Eugene S. Bonelli


Eugene Salvadore Bonelli was an American composer, pianist, music educator, and surgeon. Trained as a musician in Germany, he had a short career as a concert pianist in Europe before relocating first to South America and then the United States. After working as a musician and music teacher in Boston he relocated to San Francisco where he founded the Grand Conservatory of Music in 1890.
In addition to working as a professor of music, he studied medicine at Cooper Medical College. He became a nationally known practitioner of a type of elective tenotomy surgery performed on the hands of musicians with the intent of improving the strength, mobility and flexibility of the ring finger. This type of surgery was popular in the United States among pianists during the 19th century and continued with less frequency into the 20th century. The efficacy of the surgery was deemed inconclusive and ultimately fell out of favor.

Life and career

Eugene Salvadore Bonelli was born in September 1853 in Saint Thomas, West Indies. His Italian father served as a captain in the Royal Italian Army under Giuseppe Garibaldi, and his mother was the daughter of a Dutch baron. At the age of 12 he was sent by his parent to Europe to pursue training as a musician in Germany; studying in Hamburg, Berlin and Leipzig. He began his career as a concert pianist in Europe, but ill health led him to abandon a performance career in favor of teaching and composing.
Bonelli went to South America where he lived for three years before coming to the United States where he initially settled in Boston. There he became a well known musician and teacher. He gave a recital at Boston's YMCA in September 1873. He relocated from Boston to San Francisco in 1879. By 1880 he was teaching piano and organ in San Francisco out of a studio located at 1470 8th Street. He founded a music school on Market St in 1886. In 1889 Bonelli patented an exercising device for musicians, and his teaching method for pianists involved using mechanical devices to assist in developing technique. In 1890 he opened the Grand Conservatory of Music located at Franklin Street and Golden Gate Ave. It was at that time the only conservatory of music on the West Coast of the United States. One his pupils at the conservatory was dancer Maud Allan.
Bonelli studied at Cooper Medical College in San Francisco with the intent of better understanding the anatomy of the hand. He used his medical education to perform surgeries on the hands of musicians in order to attempt to improve the mechanical movement and strength of the ring finger. While several sources of the period credit Bonelli with developing this method, medical historians acknowledge that surgeries dividing the accessory tendons of the extensor digitorum muscle were performed on musicians earlier in Philadelphia by William S. Forbes beginning as early as 1857. These surgeries, known as tenotomies, were popular among pianists in the United States during 19th century, and were also sometimes sought after by other musicians such as violinists.
Bonelli became nationally famous for his tentomie hand surgeries on musicians; earning enthusiastic coverage in The New York Times and The Boston Globe among other publications.
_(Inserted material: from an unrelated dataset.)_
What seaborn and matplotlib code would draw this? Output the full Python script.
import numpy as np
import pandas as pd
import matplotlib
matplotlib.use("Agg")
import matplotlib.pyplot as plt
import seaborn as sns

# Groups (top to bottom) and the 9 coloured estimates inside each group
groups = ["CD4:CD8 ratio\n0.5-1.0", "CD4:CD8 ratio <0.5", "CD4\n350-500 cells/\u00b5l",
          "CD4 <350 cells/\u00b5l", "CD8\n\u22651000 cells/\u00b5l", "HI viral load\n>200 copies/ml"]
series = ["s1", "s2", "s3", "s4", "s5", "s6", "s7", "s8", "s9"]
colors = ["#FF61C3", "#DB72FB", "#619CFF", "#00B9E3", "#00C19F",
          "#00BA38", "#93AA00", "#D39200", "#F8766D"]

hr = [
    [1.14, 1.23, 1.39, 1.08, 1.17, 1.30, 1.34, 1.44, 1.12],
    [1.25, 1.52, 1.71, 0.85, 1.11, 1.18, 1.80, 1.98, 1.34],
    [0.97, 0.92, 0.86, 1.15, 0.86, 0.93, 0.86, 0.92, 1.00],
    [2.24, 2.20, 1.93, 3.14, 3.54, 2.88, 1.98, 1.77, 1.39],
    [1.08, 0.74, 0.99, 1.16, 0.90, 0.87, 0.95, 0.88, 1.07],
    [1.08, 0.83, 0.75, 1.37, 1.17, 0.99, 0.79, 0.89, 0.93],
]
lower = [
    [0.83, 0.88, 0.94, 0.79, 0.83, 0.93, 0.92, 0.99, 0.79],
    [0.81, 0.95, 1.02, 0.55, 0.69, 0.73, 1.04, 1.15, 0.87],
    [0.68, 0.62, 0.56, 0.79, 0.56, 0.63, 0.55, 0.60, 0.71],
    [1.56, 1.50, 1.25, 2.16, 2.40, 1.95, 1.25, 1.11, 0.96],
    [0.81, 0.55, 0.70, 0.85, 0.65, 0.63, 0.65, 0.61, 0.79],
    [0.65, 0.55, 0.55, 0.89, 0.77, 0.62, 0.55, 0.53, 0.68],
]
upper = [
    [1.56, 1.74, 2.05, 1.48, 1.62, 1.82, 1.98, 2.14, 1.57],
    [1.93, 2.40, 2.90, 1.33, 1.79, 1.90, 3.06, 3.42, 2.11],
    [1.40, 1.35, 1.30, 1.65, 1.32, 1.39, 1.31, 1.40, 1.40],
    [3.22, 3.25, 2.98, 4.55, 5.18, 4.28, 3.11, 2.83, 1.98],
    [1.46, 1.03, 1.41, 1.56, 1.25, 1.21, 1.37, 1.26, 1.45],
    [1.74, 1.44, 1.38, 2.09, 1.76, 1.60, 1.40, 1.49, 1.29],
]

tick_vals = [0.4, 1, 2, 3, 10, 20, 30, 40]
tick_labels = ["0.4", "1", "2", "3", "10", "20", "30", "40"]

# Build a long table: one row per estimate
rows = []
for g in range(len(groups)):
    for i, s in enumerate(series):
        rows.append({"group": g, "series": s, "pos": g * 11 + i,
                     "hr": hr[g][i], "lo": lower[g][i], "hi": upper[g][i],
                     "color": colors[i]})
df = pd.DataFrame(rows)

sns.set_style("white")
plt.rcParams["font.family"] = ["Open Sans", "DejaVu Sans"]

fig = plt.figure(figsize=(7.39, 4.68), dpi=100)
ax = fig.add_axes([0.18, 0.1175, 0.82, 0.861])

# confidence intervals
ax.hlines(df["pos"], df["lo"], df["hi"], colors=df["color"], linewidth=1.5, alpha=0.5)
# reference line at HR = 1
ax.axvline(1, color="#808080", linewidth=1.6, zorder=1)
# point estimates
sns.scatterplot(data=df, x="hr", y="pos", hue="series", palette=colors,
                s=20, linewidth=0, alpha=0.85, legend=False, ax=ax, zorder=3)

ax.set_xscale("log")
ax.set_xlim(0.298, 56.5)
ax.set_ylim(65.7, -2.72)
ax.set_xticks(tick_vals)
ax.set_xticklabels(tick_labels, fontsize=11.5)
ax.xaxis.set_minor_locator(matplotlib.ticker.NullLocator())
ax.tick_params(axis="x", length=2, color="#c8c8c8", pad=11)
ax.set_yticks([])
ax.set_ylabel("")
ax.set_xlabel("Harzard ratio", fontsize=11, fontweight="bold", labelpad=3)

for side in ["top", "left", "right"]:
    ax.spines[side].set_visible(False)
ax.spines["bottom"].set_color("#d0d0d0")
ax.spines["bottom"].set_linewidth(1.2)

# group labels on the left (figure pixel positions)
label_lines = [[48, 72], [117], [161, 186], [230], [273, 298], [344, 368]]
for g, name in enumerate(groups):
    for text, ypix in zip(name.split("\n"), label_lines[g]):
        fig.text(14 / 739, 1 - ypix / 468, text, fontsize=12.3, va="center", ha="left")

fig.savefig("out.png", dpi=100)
In 1890 The Musical Courier stated that the surgery "gave perfect freedom, higher lift, increased strength and greater stretch of hand". It also stated Bonelli's approach to this operation was the "only successful, painless and scarless method of severing the accessory slips of tendon of the ring finger". At the time of that publication it was reported that he had performed 318 such surgeries, some of them in front of large audiences. One of these operations was performed in front of an audience at Steck Hall in New York City in June 1890.
The practice of tentomie surgeries on musicians declined around the year 1900, although it continued with less frequency in the 20th century. Nicolas Slonimsky later assessed Bonelli in a 1950 article in Etude as having a "dubious career" in reference to his work as a surgeon. Historian Richard H. Dillon, stated that "Had Gaetano Merola not arrived on the scene, idiosyncratic San Francisco might have been stuck with the now-forgotten Professor E. S. Bonelli as the city’s most eminent early musician. He was both performer and instructor, with just a dash of quack doctor thrown in for good measure."
In addition to working as a professor of music, Bonelli was also a composer. Some of his compositions were inspired by Cuban dance music. His "La Danza Cuba" was published by C. N. Ditson & Co. in 1880.
Bonelli died in San Francisco on November 24, 1912. His marriage to Antonia A. A. Bonelli ended in divorce four years prior to his death.